Beliau adalah penulis kitab Sahih al-Bukhari. Padahal beliau bukan orang arab (ajam) yang lahir pada pada hari Jum’at setelah shalat Jum’at, 13 Syawwal 194 H di Bukhara (Bukarest). Dengan buah karya inilah nama Imam Bukhari menjadi dikenal diseantero jagad. Sehingga para Ulama sepakat bahwa kitab tersebut adalah kitab tershahih kedua setelah Al-Qur’an. Tentunya banyak faktor yang membuat Imam Bukhari seperti apa yang kita kenal sekarang.

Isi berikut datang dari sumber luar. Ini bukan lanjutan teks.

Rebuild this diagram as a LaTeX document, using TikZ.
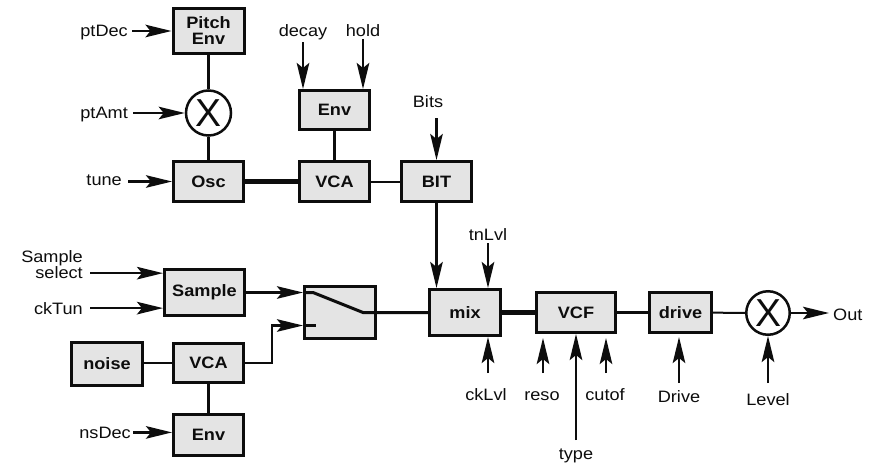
\documentclass[tikz,border=0pt]{standalone}
\usepackage{fontspec}
\setmainfont{Liberation Sans}[FakeStretch=1.1]
\newfontfamily\bigfont{Liberation Sans}
\usetikzlibrary{arrows.meta,calc}
\definecolor{boxgray}{HTML}{E4E4E4}
\definecolor{ink}{HTML}{0D0D0D}
\begin{document}
\begin{tikzpicture}[x=1pt,y=-1pt,
  lbl/.style={font=\fontsize{16.5}{15}\selectfont, inner sep=0pt, text=ink},
  box/.style={draw=ink, line width=3pt, fill=boxgray, font=\fontsize{16.5}{16}\selectfont\bfseries, inner sep=0pt, align=center, text=ink},
  mult/.style={circle, draw=ink, line width=2.5pt, fill=white, minimum size=45pt, inner sep=0pt, font=\fontsize{39}{39}\bigfont, text=ink},
  arr/.style={draw=ink, line width=2.5pt, -{Stealth[length=26pt,width=12.5pt,inset=5pt]}},
  wire/.style={draw=ink, line width=2.5pt},
  thinwire/.style={draw=ink, line width=2pt},
  thickwire/.style={draw=ink, line width=4.5pt}]
\fill[white] (0,0) rectangle (877,466);
\useasboundingbox (0,0) rectangle (877,466);

% boxes
\node[box, minimum width=71pt, minimum height=45pt] (pitch) at (208.5,31) {Pitch\\Env};
\node[mult] (m1) at (208.5,113) {X};
\node[box, minimum width=70pt, minimum height=40pt] (osc) at (208.5,181.5) {Osc};
\node[box, minimum width=70pt, minimum height=39pt] (env1) at (334.5,110) {Env};
\node[box, minimum width=70pt, minimum height=40pt] (vca1) at (334.5,181.5) {VCA};
\node[box, minimum width=70pt, minimum height=40pt] (bit) at (436.5,181.5) {BIT};
\node[box, minimum width=80pt, minimum height=46pt] (sample) at (204.5,292.5) {Sample};
\node[box, minimum width=71pt, minimum height=52pt] (sw) at (340,312.5) {};
\node[box, minimum width=71pt, minimum height=43pt] (noise) at (107,364) {noise};
\node[box, minimum width=70pt, minimum height=39pt] (vca2) at (208.5,363) {VCA};
\node[box, minimum width=70pt, minimum height=41pt] (env2) at (208.5,435) {Env};
\node[box, minimum width=71pt, minimum height=46pt] (mix) at (465,312.5) {mix};
\node[box, minimum width=79pt, minimum height=40pt] (vcf) at (576,312.5) {VCF};
\node[box, minimum width=62pt, minimum height=40pt] (drive) at (680.5,312.5) {drive};
\node[mult, minimum size=43.5pt] (m2) at (768,313) {X};

% labels
\node[lbl, anchor=base east] (ptdec) at (128,36.5) {ptDec};
\node[lbl, anchor=base east] (ptamt) at (128,118.5) {ptAmt};
\node[lbl, anchor=base east] (tune) at (122,185.5) {tune};
\node[lbl, anchor=base] (decay) at (303,36.5) {decay};
\node[lbl, anchor=base] (hold) at (363,36.5) {hold};
\node[lbl, anchor=base] (bits) at (428,107) {Bits};
\node[lbl, anchor=east, align=right] (ssel) at (83,264.7) {Sample\\select};
\node[lbl, anchor=base east] (cktun) at (83,314) {ckTun};
\node[lbl, anchor=base east] (nsdec) at (131,438) {nsDec};
\node[lbl, anchor=base] (tnlvl) at (488,240) {tnLvl};
\node[lbl, anchor=base] (cklvl) at (486,400) {ckLvl};
\node[lbl, anchor=base] (reso) at (542,400) {reso};
\node[lbl, anchor=base] (cutof) at (605,400) {cutof};
\node[lbl, anchor=base] (type) at (576,459) {type};
\node[lbl, anchor=base] (drivelbl) at (679,402.5) {Drive};
\node[lbl, anchor=base] (level) at (768,405) {Level};
\node[lbl, anchor=base west] (out) at (833,320) {Out};

% wires
\draw[wire] (pitch) -- (m1);
\draw[wire] (m1) -- (osc);
\draw[thickwire] (osc) -- (vca1);
\draw[wire] (env1) -- (vca1);
\draw[thinwire] (vca1) -- (bit);
\draw[thickwire] (mix) -- (vcf);
\draw[wire] (vcf) -- (drive);
\draw[thinwire] (drive) -- (m2);
\draw[wire] (noise.east |- vca2.west) -- (vca2.west);
\draw[wire] (vca2) -- (env2);

% switch
\coordinate (swin1) at (sample.east -| sw.west);
\coordinate (swin2) at ($(sw.west)+(0,13)$);
\draw[arr] (sample.east) -- (swin1);
\draw[wire, line width=3pt] (swin1) -- ++(10,0) -- ($(sw.center)+(23,0)$) -- (mix.west);
\draw[arr] (vca2.east) -- ++(27,0) |- (swin2);
\draw[wire] (swin2) -- ++(13,0);

% input arrows
\draw[arr] ($(ptdec.east |- pitch.west)+(4,0)$) -- (pitch.west);
\draw[arr] ($(ptamt.east |- m1.west)+(5,0)$) -- (m1.west);
\draw[arr] ($(tune.east |- osc.west)+(6,0)$) -- (osc.west);
\draw[arr] ($(decay.south)+(0,2)$) -- (decay.south |- env1.north);
\draw[arr] ($(hold.south)+(0,2)$) -- (hold.south |- env1.north);
\coordinate (bitsA) at ($(bits.south -| bit.north)+(0,11)$);
\draw[arr] (bitsA) -- (bit.north);
\coordinate (sselA) at ($(ssel.south east)+(7,-6)$);
\draw[arr] (sselA) -- (sselA -| sample.west);
\coordinate (cktunA) at ($(cktun.east)+(7,0)$);
\draw[arr] (cktunA) -- (cktunA -| sample.west);
\coordinate (nsdecA) at ($(nsdec.east)+(2,0)$);
\draw[arr] (nsdecA) -- (nsdecA -| env2.west);
\draw[arr] ($(tnlvl.south)+(0,3)$) -- (tnlvl.south |- mix.north);
\draw[arr] (bit.south) -- (bit.south |- mix.north);
\coordinate (cklvlA) at ($(cklvl.base)+(2,-27)$);
\draw[arr] (cklvlA) -- (cklvlA |- mix.south);
\coordinate (resoA) at ($(reso.base)+(1,-27)$);
\draw[arr, shorten >=4pt] (resoA) -- (resoA |- vcf.south);
\coordinate (cutofA) at ($(cutof.base)+(1,-27)$);
\draw[arr, shorten >=4pt] (cutofA) -- (cutofA |- vcf.south);
\coordinate (typeA) at ($(type.base)+(0,-19)$);
\draw[arr] (typeA) -- (typeA |- vcf.south);
\coordinate (driveA) at ($(drivelbl.base)+(0,-19.5)$);
\draw[arr, shorten >=3pt] (driveA) -- (driveA |- drive.south);
\coordinate (levelA) at ($(level.base)+(0,-22)$);
\draw[arr] (levelA) -- (m2.south);
\draw[arr, shorten >=4pt] (m2.east) -- (m2.east -| out.west);
\end{tikzpicture}
\end{document}
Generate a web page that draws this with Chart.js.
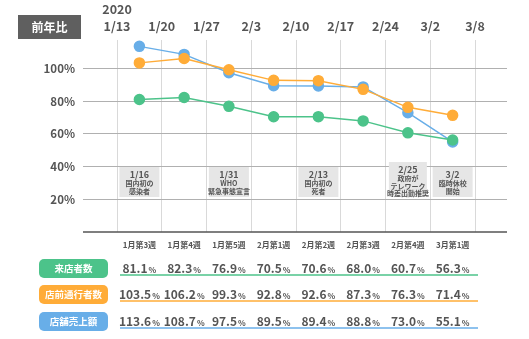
<!DOCTYPE html>
<html>
<head>
<meta charset="utf-8">
<script src="https://cdn.jsdelivr.net/npm/chart.js@4"></script>
<style>
  html, body { margin: 0; padding: 0; background: #fff; }
  #wrap { width: 529px; height: 339px; position: relative; }
</style>
</head>
<body>
<div id="wrap"><canvas id="myChart"></canvas></div>
<script>
// top axis dates (week boundaries)
dateLabels = [['2020', '1/13'], '1/20', '1/27', '2/3', '2/10', '2/17', '2/24', '3/2', '3/8']
// weeks (one point per week, between the date lines)
weekLabels = ['1月第3週', '1月第4週', '1月第5週', '2月第1週', '2月第2週', '2月第3週', '2月第4週', '3月第1週']

seriesNames = ['来店者数', '店前通行者数', '店舗売上額']
visitors = [81.1, 82.3, 76.9, 70.5, 70.6, 68.0, 60.7, 56.3]
passersby = [103.5, 106.2, 99.3, 92.8, 92.6, 87.3, 76.3, 71.4]
sales = [113.6, 108.7, 97.5, 89.5, 89.4, 88.8, 73.0, 55.1]
yTicks = [20, 40, 60, 80, 100]

// events shown in grey boxes, placed on the week they happened in
eventWeeks = [0, 2, 4, 6, 7]
eventTexts = [
  ['1/16', '国内初の', '感染者'],
  ['1/31', 'WHO', '緊急事態宣言'],
  ['2/13', '国内初の', '死者'],
  ['2/25', '政府が', 'テレワーク', '時差出勤推奨'],
  ['3/2', '臨時休校', '開始']
]

colors = ['#4cc38a', '#ffac38', '#68aee8']
allSeries = [visitors, passersby, sales]
FONT = '"Noto Sans CJK JP", "Noto Sans", sans-serif'

function toPoints(values)
{
    pts = []
    for (i = 0; i < values.length; i++)
    {
        pts.push({ x: i + 0.5, y: values[i] })
    }
    return pts
}

function roundRect(ctx, x, y, w, h, r)
{
    ctx.beginPath()
    ctx.moveTo(x + r, y)
    ctx.arcTo(x + w, y, x + w, y + h, r)
    ctx.arcTo(x + w, y + h, x, y + h, r)
    ctx.arcTo(x, y + h, x, y, r)
    ctx.arcTo(x, y, x + w, y, r)
    ctx.closePath()
}

// everything around the plot: label box, event boxes, the table below
extrasPlugin = {
    id: 'extras',
    beforeDatasetsDraw(chart)
    {
        var ctx = chart.ctx
        var xs = chart.scales.x
        ctx.save()

        // event boxes
        for (var e = 0; e < eventWeeks.length; e++)
        {
            var lines = eventTexts[e]
            var cx = xs.getPixelForValue(eventWeeks[e] + 0.5)
            var bottom = 197
            var h = lines.length == 4 ? 35 : 30
            var w = lines.length == 4 ? 38 : 40
            ctx.fillStyle = '#e6e6e6'
            ctx.fillRect(cx - w / 2, bottom - h, w, h)
            ctx.textAlign = 'center'
            ctx.textBaseline = 'middle'
            ctx.fillStyle = '#555'
            var yy = bottom - h + 8
            ctx.font = 'bold 9px ' + FONT
            ctx.fillText(lines[0], cx, yy)
            yy += 8.5
            ctx.font = 'bold 7px ' + FONT
            for (var k = 1; k < lines.length; k++)
            {
                ctx.fillText(lines[k], cx, yy)
                yy += 7.5
            }
        }
        ctx.restore()
    },
    afterDraw(chart)
    {
        var ctx = chart.ctx
        var xs = chart.scales.x
        var area = chart.chartArea
        ctx.save()

        // bottom axis line
        ctx.strokeStyle = '#555'
        ctx.lineWidth = 1.5
        ctx.beginPath()
        ctx.moveTo(area.left, area.bottom)
        ctx.lineTo(area.right, area.bottom)
        ctx.stroke()

        // 前年比 box
        ctx.fillStyle = '#5f5f5f'
        ctx.fillRect(18, 15, 63, 24)
        ctx.fillStyle = '#fff'
        ctx.font = 'bold 12px ' + FONT
        ctx.textAlign = 'center'
        ctx.textBaseline = 'middle'
        ctx.fillText('前年比', 49.5, 27)

        // week labels
        ctx.fillStyle = '#555'
        ctx.font = 'bold 8px ' + FONT
        for (var i = 0; i < weekLabels.length; i++)
        {
            ctx.fillText(weekLabels[i], xs.getPixelForValue(i + 0.5), 245)
        }

        // table rows
        var rowTops = [259, 285, 312]
        for (var r = 0; r < allSeries.length; r++)
        {
            var rowY = rowTops[r]
            ctx.fillStyle = colors[r]
            roundRect(ctx, 39, rowY, 69, 19, 5)
            ctx.fill()
            ctx.fillStyle = '#fff'
            ctx.font = 'bold 9.5px ' + FONT
            ctx.textAlign = 'center'
            ctx.textBaseline = 'middle'
            ctx.fillText(seriesNames[r], 73.5, rowY + 9.5)

            // underline
            ctx.strokeStyle = colors[r]
            ctx.lineWidth = 1.5
            ctx.beginPath()
            ctx.moveTo(120, rowY + 16)
            ctx.lineTo(478, rowY + 16)
            ctx.stroke()

            ctx.fillStyle = '#555'
            ctx.textAlign = 'left'
            ctx.textBaseline = 'alphabetic'
            for (i = 0; i < allSeries[r].length; i++)
            {
                var num = allSeries[r][i].toFixed(1)
                ctx.font = 'bold 12px ' + FONT
                var wNum = ctx.measureText(num).width
                ctx.font = 'bold 8px ' + FONT
                var wPct = ctx.measureText('%').width
                var x0 = xs.getPixelForValue(i + 0.5) - (wNum + wPct + 1) / 2
                ctx.font = 'bold 12px ' + FONT
                ctx.fillText(num, x0, rowY + 14)
                ctx.font = 'bold 8px ' + FONT
                ctx.fillText('%', x0 + wNum + 1, rowY + 14)
            }
        }
        ctx.restore()
    }
}

datasets = []
for (s = 0; s < allSeries.length; s++)
{
    datasets.push({
        label: seriesNames[s],
        data: toPoints(allSeries[s]),
        borderColor: colors[s],
        backgroundColor: colors[s],
        pointBackgroundColor: colors[s],
        pointBorderColor: colors[s],
        pointRadius: 5,
        borderWidth: 1.5,
        tension: 0
    })
}

var ctx0 = document.getElementById('myChart').getContext('2d')
var myChart = new Chart(ctx0, {
    type: 'line',
    data: { datasets: datasets },
    options: {
        responsive: true,
        maintainAspectRatio: false,
        animation: false,
        layout: { padding: { left: 0, right: 22, top: 0, bottom: 107 } },
        plugins: {
            legend: { display: false },
            tooltip: { enabled: false }
        },
        scales: {
            x: {
                type: 'linear',
                position: 'top',
                min: -0.76,
                max: 8.715,
                afterBuildTicks: function(axis) {
                    axis.ticks = dateLabels.map(function(_, i) { return { value: i } })
                },
                afterFit: function(scale) { scale.height = 40 },
                ticks: {
                    autoSkip: false,
                    maxRotation: 0,
                    padding: 6,
                    color: '#555',
                    font: { family: FONT, size: 12.5, weight: 'bold', lineHeight: 1.3 },
                    callback: function(v, i) { return dateLabels[i] }
                },
                grid: { color: '#d9d9d9', lineWidth: 1, drawTicks: false },
                border: { display: false }
            },
            y: {
                min: 0,
                max: 117.5,
                afterBuildTicks: function(axis) {
                    axis.ticks = yTicks.map(function(v) { return { value: v } })
                },
                afterFit: function(scale) { scale.width = 83 },
                ticks: {
                    padding: 8,
                    color: '#555',
                    font: { family: FONT, size: 11.5, weight: 'bold' },
                    callback: function(v) { return v + '%' }
                },
                grid: { color: '#b0b0b0', lineWidth: 1, drawTicks: false },
                border: { display: false }
            }
        }
    },
    plugins: [extrasPlugin]
})
</script>
</body>
</html>
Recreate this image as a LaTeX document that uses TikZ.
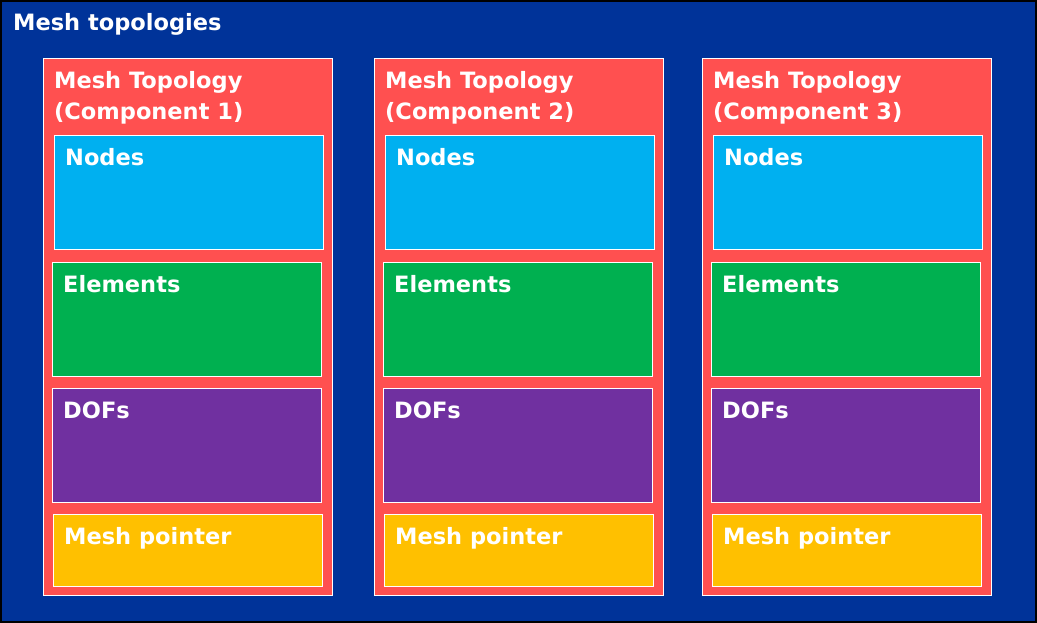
\documentclass[tikz,border=0pt]{standalone}
\usepackage{fontspec}
\setmainfont{DejaVu Sans}
\usetikzlibrary{positioning}
\definecolor{topblue}{HTML}{003399}
\definecolor{compred}{HTML}{FF5050}
\definecolor{nodescol}{HTML}{00B0F0}
\definecolor{elemscol}{HTML}{00B050}
\definecolor{dofscol}{HTML}{7030A0}
\definecolor{pointcol}{HTML}{FFC000}
\tikzset{
  part/.style={draw=white, line width=1pt, inner sep=0pt, minimum width=269pt, minimum height=114pt},
  lbl/.style={text=white, font=\bfseries\fontsize{22.5}{31}\selectfont, inner sep=0pt, anchor=base west},
}
\begin{document}
\begin{tikzpicture}[x=1pt,y=-1pt]
\useasboundingbox (0,0) rectangle (1037,623);
\fill[black] (0,0) rectangle (1037,623);
\node[fill=topblue, draw=black, inner sep=0pt, minimum width=1034pt, minimum height=620pt, anchor=north west] (top) at (1,1) {};
\node[lbl] (toplbl) at ([shift={(12,30)}]top.north west) {Mesh topologies};
\foreach \x/\n in {43/1,374/2,702/3}{
  \node[part, fill=compred, minimum width=289pt, minimum height=537pt, anchor=north west] (comp\n) at (\x,58) {};
  \node[lbl, align=left] (complbl\n) at ([shift={(11,62)}]comp\n.north west) {Mesh Topology\\(Component \n)};
  \node[part, fill=nodescol, below right=77pt and 11pt of comp\n.north west] (nodes\n) {};
  \node[part, fill=elemscol, below=11.5pt of nodes\n, xshift=-2pt] (elems\n) {};
  \node[part, fill=dofscol, below=11pt of elems\n] (dofs\n) {};
  \node[part, fill=pointcol, minimum height=72pt, below=11.5pt of dofs\n, xshift=1pt] (point\n) {};
  \node[lbl] (nodeslbl\n) at ([shift={(11,31)}]nodes\n.north west) {Nodes};
  \node[lbl] (elemslbl\n) at ([shift={(11,31)}]elems\n.north west) {Elements};
  \node[lbl] (dofslbl\n) at ([shift={(11,31)}]dofs\n.north west) {DOFs};
  \node[lbl] (pointlbl\n) at ([shift={(11,30)}]point\n.north west) {Mesh pointer};
}
\end{tikzpicture}
\end{document}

Diantaranya kelebihan yang dimiliki Imam al-Bukhari adalah keshalihan dan kecerdasan hafalannya. Contoh kisah yang menggambarkan kecerdasaa beliau adalah, suatu ketika beliau rahimahullah datang ke Baghdad. Para ulama hadits yang ada di sana mendengar kedatangannya dan ingin menguji kekuatan hafalannya. Mereka pun mempersiapkan seratus buah hadits yang telah dibolak-balikkan isi hadits dan sanadnya, matan yang satu ditukar dengan matan yang lain, sanad yang satu ditukar dengan sanad yang lain. Kemudian seratus hadits ini dibagi kepada 10 orang yang masing-masing bertugas menanyakan 10 hadits yang berbeda kepada Bukhari. Setiap kali salah seorang di antara mereka menanyakan kepadanya tentang hadits yang mereka bawakan, maka Bukhari menjawab dengan jawaban yang sama, “Aku tidak mengetahuinya.” Setelah sepuluh orang ini selesai, maka gantian Bukhari yang berkata kepada 10 orang tersebut satu persatu, “Adapun hadits yang kamu bawakan bunyinya demikian. Namun hadits yang benar adalah demikian.” Hal itu beliau lakukan kepada sepuluh orang tersebut. Semua sanad dan matan hadits beliau kembalikan kepada tempatnya masing-masing dan beliau mampu mengulangi hadits yang telah dibolak-balikkan itu hanya dengan sekali dengar. Sehingga para ulama pun mengakui kehebatan hafalan Bukhari dan tingginya kedudukan beliau. (Lihat Hadyu Sari, hal. 652)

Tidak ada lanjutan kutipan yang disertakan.